Is it possible to find out more information on this question, specifically what load the questioner was using and what was the temperature? This past week, I was doing some informal shooting with a friend of mine when my 682 trigger didn’t reset a couple of times. It was quite cold (in Canada) and we were shooting the new Winchester Low-Noise Low Recoil. I have fired this load before in the summer without problem. (Incidentally, this ammo works as advertised. What they don’t tell you is how dense the patterns are!)
The previous week another 682 shooter found his second barrel didn’t fire a couple of times during a Boxing Day (that’s the day after Christmas for those who don’t know) sporting competition. He was shooting a very light one ounce load. When he switched to a heavier cartridge the problem cleared up.
Is it possible that the colder weather changes the amount of recoil needed to work the Beretta trigger?
It is absolutely possible that cold weather and a very light shell can combine to cause an inertia trigger not to set. Add in a little grime and dirt in the action from standard usage and it is probable.

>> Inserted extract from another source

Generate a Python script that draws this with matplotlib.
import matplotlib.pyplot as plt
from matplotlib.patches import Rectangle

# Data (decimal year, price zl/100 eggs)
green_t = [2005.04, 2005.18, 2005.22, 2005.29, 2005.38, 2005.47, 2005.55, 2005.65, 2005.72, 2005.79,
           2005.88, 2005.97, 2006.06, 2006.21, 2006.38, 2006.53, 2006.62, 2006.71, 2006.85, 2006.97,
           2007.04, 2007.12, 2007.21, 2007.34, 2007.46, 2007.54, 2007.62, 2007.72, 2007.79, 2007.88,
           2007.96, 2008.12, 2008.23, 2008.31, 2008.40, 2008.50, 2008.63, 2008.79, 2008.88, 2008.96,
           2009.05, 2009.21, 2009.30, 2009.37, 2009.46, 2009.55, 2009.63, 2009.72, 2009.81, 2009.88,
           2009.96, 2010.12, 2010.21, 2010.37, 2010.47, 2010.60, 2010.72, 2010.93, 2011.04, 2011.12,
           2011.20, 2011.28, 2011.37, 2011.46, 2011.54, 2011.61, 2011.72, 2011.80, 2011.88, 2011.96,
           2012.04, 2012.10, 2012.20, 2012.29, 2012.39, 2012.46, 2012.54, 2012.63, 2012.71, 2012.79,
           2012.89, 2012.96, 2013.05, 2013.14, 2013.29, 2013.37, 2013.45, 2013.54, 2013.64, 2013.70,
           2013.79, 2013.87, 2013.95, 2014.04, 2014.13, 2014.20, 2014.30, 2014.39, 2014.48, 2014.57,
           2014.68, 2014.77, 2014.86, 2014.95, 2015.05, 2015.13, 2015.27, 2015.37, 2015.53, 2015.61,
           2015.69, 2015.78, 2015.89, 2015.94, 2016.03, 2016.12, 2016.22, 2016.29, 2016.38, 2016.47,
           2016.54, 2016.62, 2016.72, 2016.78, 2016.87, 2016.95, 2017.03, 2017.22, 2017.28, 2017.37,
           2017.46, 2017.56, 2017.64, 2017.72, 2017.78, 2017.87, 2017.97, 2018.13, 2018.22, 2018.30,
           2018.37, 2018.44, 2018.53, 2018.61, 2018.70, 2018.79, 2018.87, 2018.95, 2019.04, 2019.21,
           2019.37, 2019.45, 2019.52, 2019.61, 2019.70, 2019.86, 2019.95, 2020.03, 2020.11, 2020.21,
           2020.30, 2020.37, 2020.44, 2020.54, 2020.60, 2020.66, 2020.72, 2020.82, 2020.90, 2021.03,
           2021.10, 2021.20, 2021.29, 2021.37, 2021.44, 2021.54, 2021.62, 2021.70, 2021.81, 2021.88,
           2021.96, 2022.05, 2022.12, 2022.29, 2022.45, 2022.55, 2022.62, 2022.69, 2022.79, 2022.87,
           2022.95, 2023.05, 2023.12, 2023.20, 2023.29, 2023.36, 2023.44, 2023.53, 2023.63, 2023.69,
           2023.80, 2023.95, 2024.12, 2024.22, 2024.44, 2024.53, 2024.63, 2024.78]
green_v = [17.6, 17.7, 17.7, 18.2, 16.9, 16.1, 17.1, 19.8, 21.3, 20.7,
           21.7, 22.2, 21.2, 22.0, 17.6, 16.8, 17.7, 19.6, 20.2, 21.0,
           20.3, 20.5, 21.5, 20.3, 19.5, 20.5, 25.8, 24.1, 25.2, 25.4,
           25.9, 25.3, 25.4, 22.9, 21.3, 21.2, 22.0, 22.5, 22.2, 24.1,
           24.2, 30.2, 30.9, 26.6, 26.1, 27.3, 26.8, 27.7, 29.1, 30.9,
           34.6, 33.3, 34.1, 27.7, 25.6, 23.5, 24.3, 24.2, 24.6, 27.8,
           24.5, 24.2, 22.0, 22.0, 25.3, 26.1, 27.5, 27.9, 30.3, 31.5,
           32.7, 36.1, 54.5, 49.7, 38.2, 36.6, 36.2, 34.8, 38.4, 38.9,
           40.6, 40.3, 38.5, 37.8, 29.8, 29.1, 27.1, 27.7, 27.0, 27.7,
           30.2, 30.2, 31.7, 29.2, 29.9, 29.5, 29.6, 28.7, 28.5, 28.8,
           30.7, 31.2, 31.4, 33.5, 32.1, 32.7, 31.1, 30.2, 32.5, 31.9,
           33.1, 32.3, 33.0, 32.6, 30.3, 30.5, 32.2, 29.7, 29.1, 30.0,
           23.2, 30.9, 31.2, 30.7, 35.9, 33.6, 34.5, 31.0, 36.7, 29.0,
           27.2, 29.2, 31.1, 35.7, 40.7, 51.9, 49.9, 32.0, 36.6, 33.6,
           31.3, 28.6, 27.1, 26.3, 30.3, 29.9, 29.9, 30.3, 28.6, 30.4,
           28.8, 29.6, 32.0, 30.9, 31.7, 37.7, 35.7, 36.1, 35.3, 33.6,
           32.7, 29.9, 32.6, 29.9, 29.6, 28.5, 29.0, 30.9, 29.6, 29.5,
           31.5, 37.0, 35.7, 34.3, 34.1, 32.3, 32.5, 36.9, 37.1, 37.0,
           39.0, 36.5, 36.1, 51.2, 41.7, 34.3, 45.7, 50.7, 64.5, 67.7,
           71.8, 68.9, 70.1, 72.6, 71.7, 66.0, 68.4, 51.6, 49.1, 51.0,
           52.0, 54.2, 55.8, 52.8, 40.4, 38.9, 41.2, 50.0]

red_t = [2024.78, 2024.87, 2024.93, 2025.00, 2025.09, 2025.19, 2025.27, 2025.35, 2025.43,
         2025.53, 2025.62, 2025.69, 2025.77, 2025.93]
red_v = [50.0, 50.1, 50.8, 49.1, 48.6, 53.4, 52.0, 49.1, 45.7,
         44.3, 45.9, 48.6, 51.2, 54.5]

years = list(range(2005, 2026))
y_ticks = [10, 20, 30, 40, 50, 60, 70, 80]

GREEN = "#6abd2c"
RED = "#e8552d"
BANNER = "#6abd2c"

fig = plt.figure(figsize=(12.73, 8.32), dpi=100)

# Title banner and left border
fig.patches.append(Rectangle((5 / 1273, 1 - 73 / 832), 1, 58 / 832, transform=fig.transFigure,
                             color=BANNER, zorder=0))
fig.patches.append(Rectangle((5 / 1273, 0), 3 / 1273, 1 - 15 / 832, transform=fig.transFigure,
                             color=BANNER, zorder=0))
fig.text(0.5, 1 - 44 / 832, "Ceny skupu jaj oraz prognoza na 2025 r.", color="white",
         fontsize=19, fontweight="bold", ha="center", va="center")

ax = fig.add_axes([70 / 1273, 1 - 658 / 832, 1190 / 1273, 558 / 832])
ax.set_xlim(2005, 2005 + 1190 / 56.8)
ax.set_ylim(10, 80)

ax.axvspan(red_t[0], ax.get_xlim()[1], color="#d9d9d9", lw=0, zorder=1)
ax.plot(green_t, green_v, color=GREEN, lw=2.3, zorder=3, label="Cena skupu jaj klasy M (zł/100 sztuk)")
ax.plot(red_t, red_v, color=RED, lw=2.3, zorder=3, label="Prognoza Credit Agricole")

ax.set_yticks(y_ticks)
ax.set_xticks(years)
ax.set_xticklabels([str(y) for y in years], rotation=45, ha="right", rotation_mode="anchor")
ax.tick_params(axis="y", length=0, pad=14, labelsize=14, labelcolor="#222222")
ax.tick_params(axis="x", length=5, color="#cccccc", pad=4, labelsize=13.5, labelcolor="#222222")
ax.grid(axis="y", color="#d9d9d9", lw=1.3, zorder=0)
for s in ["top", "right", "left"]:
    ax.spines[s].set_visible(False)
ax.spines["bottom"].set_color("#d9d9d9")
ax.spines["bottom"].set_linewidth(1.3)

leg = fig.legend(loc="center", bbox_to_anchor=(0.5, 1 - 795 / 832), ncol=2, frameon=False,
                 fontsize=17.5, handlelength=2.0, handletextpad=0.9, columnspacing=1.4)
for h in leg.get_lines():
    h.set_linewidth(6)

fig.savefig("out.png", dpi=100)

I live in Florida now, and never have to deal with winter gun problems. Northern shooters have to deal with gun problems that Southerners never even dream of. Everyone knows that light loads can be marginal in autos on cold days, but they never think that there can be the same problem with inertial trigger O/Us. Now you know.
You can alter the weight of the inertia block, but I advise against it as that might incur doubling under summer conditions. The easiest solution is to clean the action carefully and VERY lightly lube with an appropriately light oil. If that doesn’t solve it, shoot hotter shells when it is cold. I normally switch from 2-3/4 dram to 3 dram loads when winter comes.

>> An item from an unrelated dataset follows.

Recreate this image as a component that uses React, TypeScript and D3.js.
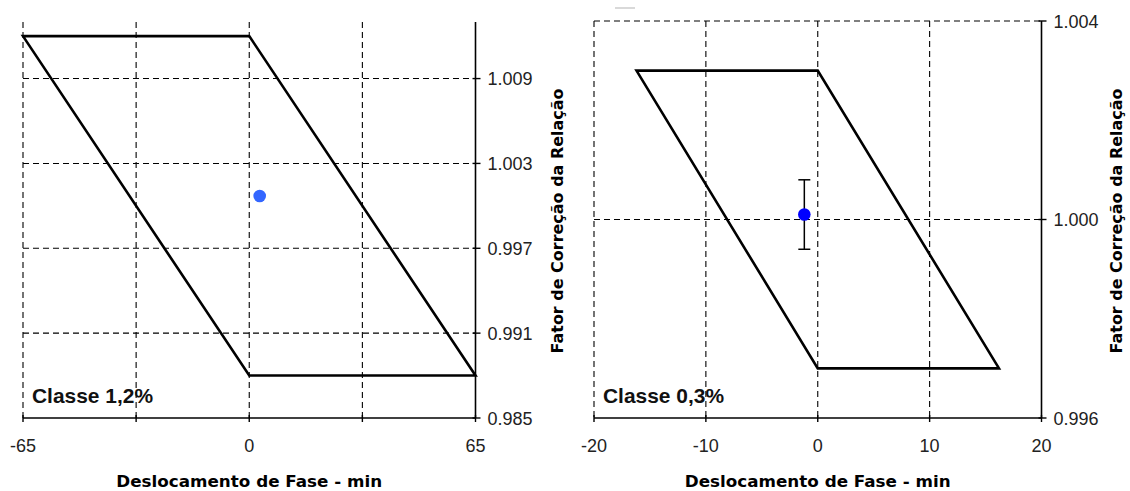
import React from "react";
import * as d3 from "d3";

// ---------- data ----------
const classLabels = ["Classe 1,2%", "Classe 0,3%"];
const xTitle = "Deslocamento de Fase - min";
const yTitle = "Fator de Correção da Relação";

// left panel (Classe 1,2%)
const leftXDomain = [-65, 65];
const leftYDomain = [0.985, 1.013];
const leftXGrid = [-65, -32.5, 0, 32.5];
const leftXTicks = [-65, -32.5, 0, 32.5, 65];
const leftXLabels = [-65, 0, 65];
const leftYTicks = [0.985, 0.991, 0.997, 1.003, 1.009];
const leftYGrid = [0.991, 0.997, 1.003, 1.009];
const leftPolyPhase = [-65, 0, 65, 0];
const leftPolyRatio = [1.012, 1.012, 0.988, 0.988];
const leftPointPhase = [3.0];
const leftPointRatio = [1.0007];

// right panel (Classe 0,3%)
const rightXDomain = [-20, 20];
const rightYDomain = [0.996, 1.004];
const rightXGrid = [-20, -10, 0, 10];
const rightXTicks = [-20, -10, 0, 10, 20];
const rightXLabels = [-20, -10, 0, 10, 20];
const rightYTicks = [0.996, 1.0, 1.004];
const rightYGrid = [1.0, 1.004];
const rightPolyPhase = [-16.2, 0, 16.2, 0];
const rightPolyRatio = [1.003, 1.003, 0.997, 0.997];
const rightPointPhase = [-1.2];
const rightPointRatio = [1.0001];
const rightErrLow = [0.9994];
const rightErrHigh = [1.0008];

type PanelProps = {
  x0: number; x1: number; yTop: number; yBot: number;
  xDomain: number[]; yDomain: number[];
  xGrid: number[]; xTicks: number[]; xLabels: number[];
  yTicks: number[]; yGrid: number[];
  polyPhase: number[]; polyRatio: number[];
  ptPhase: number[]; ptRatio: number[]; ptColor: string;
  errLow?: number[]; errHigh?: number[];
  label: string; yTitleX: number;
};

const TICK_FONT = "'Liberation Sans', Arial, sans-serif";
const TITLE_FONT = "'DejaVu Sans', Verdana, sans-serif";

function Panel(p: PanelProps) {
  const x = d3.scaleLinear().domain(p.xDomain).range([p.x0, p.x1]);
  const y = d3.scaleLinear().domain(p.yDomain).range([p.yBot, p.yTop]);
  const poly = p.polyPhase.map((v, i) => [x(v), y(p.polyRatio[i])] as [number, number]);
  const line = d3.line().curve(d3.curveLinearClosed);
  const dash = "6,4";
  const cx = (p.x0 + p.x1) / 2;
  const yMid = 221;
  return (
    <g>
      {p.xGrid.map((v, i) => (
        <line key={"xg" + i} x1={x(v)} x2={x(v)} y1={p.yTop} y2={p.yBot}
          stroke="#000" strokeWidth={1.1} strokeDasharray={dash} />
      ))}
      {p.yGrid.map((v, i) => (
        <line key={"yg" + i} x1={p.x0} x2={p.x1} y1={y(v)} y2={y(v)}
          stroke="#000" strokeWidth={1.1} strokeDasharray={dash} />
      ))}
      <path d={line(poly) || ""} fill="none" stroke="#000" strokeWidth={2.6} strokeLinejoin="miter" />
      {p.errLow && p.errHigh && p.ptPhase.map((v, i) => (
        <g key={"e" + i} stroke="#000" strokeWidth={1.5}>
          <line x1={x(v)} x2={x(v)} y1={y(p.errLow![i])} y2={y(p.errHigh![i])} />
          <line x1={x(v) - 6} x2={x(v) + 6} y1={y(p.errLow![i])} y2={y(p.errLow![i])} />
          <line x1={x(v) - 6} x2={x(v) + 6} y1={y(p.errHigh![i])} y2={y(p.errHigh![i])} />
        </g>
      ))}
      {p.ptPhase.map((v, i) => (
        <circle key={"p" + i} cx={x(v)} cy={y(p.ptRatio[i])} r={6.3} fill={p.ptColor} />
      ))}
      {/* axes */}
      <line x1={p.x0} x2={p.x1} y1={p.yBot} y2={p.yBot} stroke="#000" strokeWidth={1.6} />
      <line x1={p.x1} x2={p.x1} y1={p.yTop} y2={p.yBot} stroke="#000" strokeWidth={1.6} />
      {p.xTicks.map((v, i) => (
        <line key={"xt" + i} x1={x(v)} x2={x(v)} y1={p.yBot - 3} y2={p.yBot + 4}
          stroke="#000" strokeWidth={1.4} />
      ))}
      {p.yTicks.map((v, i) => (
        <line key={"yt" + i} x1={p.x1 - 3} x2={p.x1 + 5} y1={y(v)} y2={y(v)}
          stroke="#000" strokeWidth={1.4} />
      ))}
      {p.xLabels.map((v, i) => (
        <text key={"xl" + i} x={x(v)} y={452} textAnchor="middle"
          fontFamily={TICK_FONT} fontSize={18} fill="#222">{String(v)}</text>
      ))}
      {p.yTicks.map((v, i) => (
        <text key={"yl" + i} x={p.x1 + 12} y={y(v) + 6.5} textAnchor="start"
          fontFamily={TICK_FONT} fontSize={18} fill="#222">{v.toFixed(3)}</text>
      ))}
      <text x={p.x0 + 9} y={403} fontFamily={TICK_FONT} fontWeight="bold" fontSize={21}
        textLength={121} lengthAdjust="spacingAndGlyphs" fill="#111">{p.label}</text>
      <text x={cx} y={487} textAnchor="middle" fontFamily={TITLE_FONT} fontWeight="bold"
        fontSize={15} textLength={266} lengthAdjust="spacingAndGlyphs" fill="#000">{xTitle}</text>
      <text transform={`translate(${p.yTitleX},${yMid}) rotate(-90)`} textAnchor="middle"
        fontFamily={TITLE_FONT} fontWeight="bold" fontSize={15} textLength={265}
        lengthAdjust="spacingAndGlyphs" fill="#000">{yTitle}</text>
    </g>
  );
}

export default function App() {
  return (
    <svg width={1130} height={491} style={{ position: "absolute", left: 0, top: 0, background: "#fff" }}>
      <rect x={0} y={0} width={1130} height={491} fill="#fff" />
      <Panel x0={23} x1={475.5} yTop={22} yBot={418}
        xDomain={leftXDomain} yDomain={leftYDomain}
        xGrid={leftXGrid} xTicks={leftXTicks} xLabels={leftXLabels}
        yTicks={leftYTicks} yGrid={leftYGrid}
        polyPhase={leftPolyPhase} polyRatio={leftPolyRatio}
        ptPhase={leftPointPhase} ptRatio={leftPointRatio} ptColor="#3366ff"
        label={classLabels[0]} yTitleX={563} />
      <Panel x0={594} x1={1041.5} yTop={21} yBot={418}
        xDomain={rightXDomain} yDomain={rightYDomain}
        xGrid={rightXGrid} xTicks={rightXTicks} xLabels={rightXLabels}
        yTicks={rightYTicks} yGrid={rightYGrid}
        polyPhase={rightPolyPhase} polyRatio={rightPolyRatio}
        ptPhase={rightPointPhase} ptRatio={rightPointRatio} ptColor="#0000ff"
        errLow={rightErrLow} errHigh={rightErrHigh}
        label={classLabels[1]} yTitleX={1122} />
      <line x1={615} x2={635} y1={8} y2={8} stroke="#ccc" strokeWidth={1.5} />
    </svg>
  );
}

Those Winchester Low Noise/Low Recoil shells were developed in England where noise at clay ranges can be a real problem. They are easily the lightest kicking shell that I have ever used, but a price has to be paid for everything. You may want to go up a bit in power (and recoil) during winter.
All this is not to say that your triggers might not need some retuning. Triggers do wear over time and often require a bit of adjustment. However, due to the light nature of the shell and the cold temperature, I suspect the triggers are OK and the shell isn’t.
I recommend the following Technoidal cure: During the month of February I suggest that you take your gun to Florida and conduct operational tests. Take the gun with you onto a sunny beach so that it can properly warm up. You may choose to rest on a beach blanket along side it while it is absorbing the beneficial rays. This will conserve your strength for the testing procedures to follow. You will find that a cool beer or two will make this waiting period less tedious. If you test it after this preparation, I am sure that it will function properly. If not, repeat the procedure as often as necessary.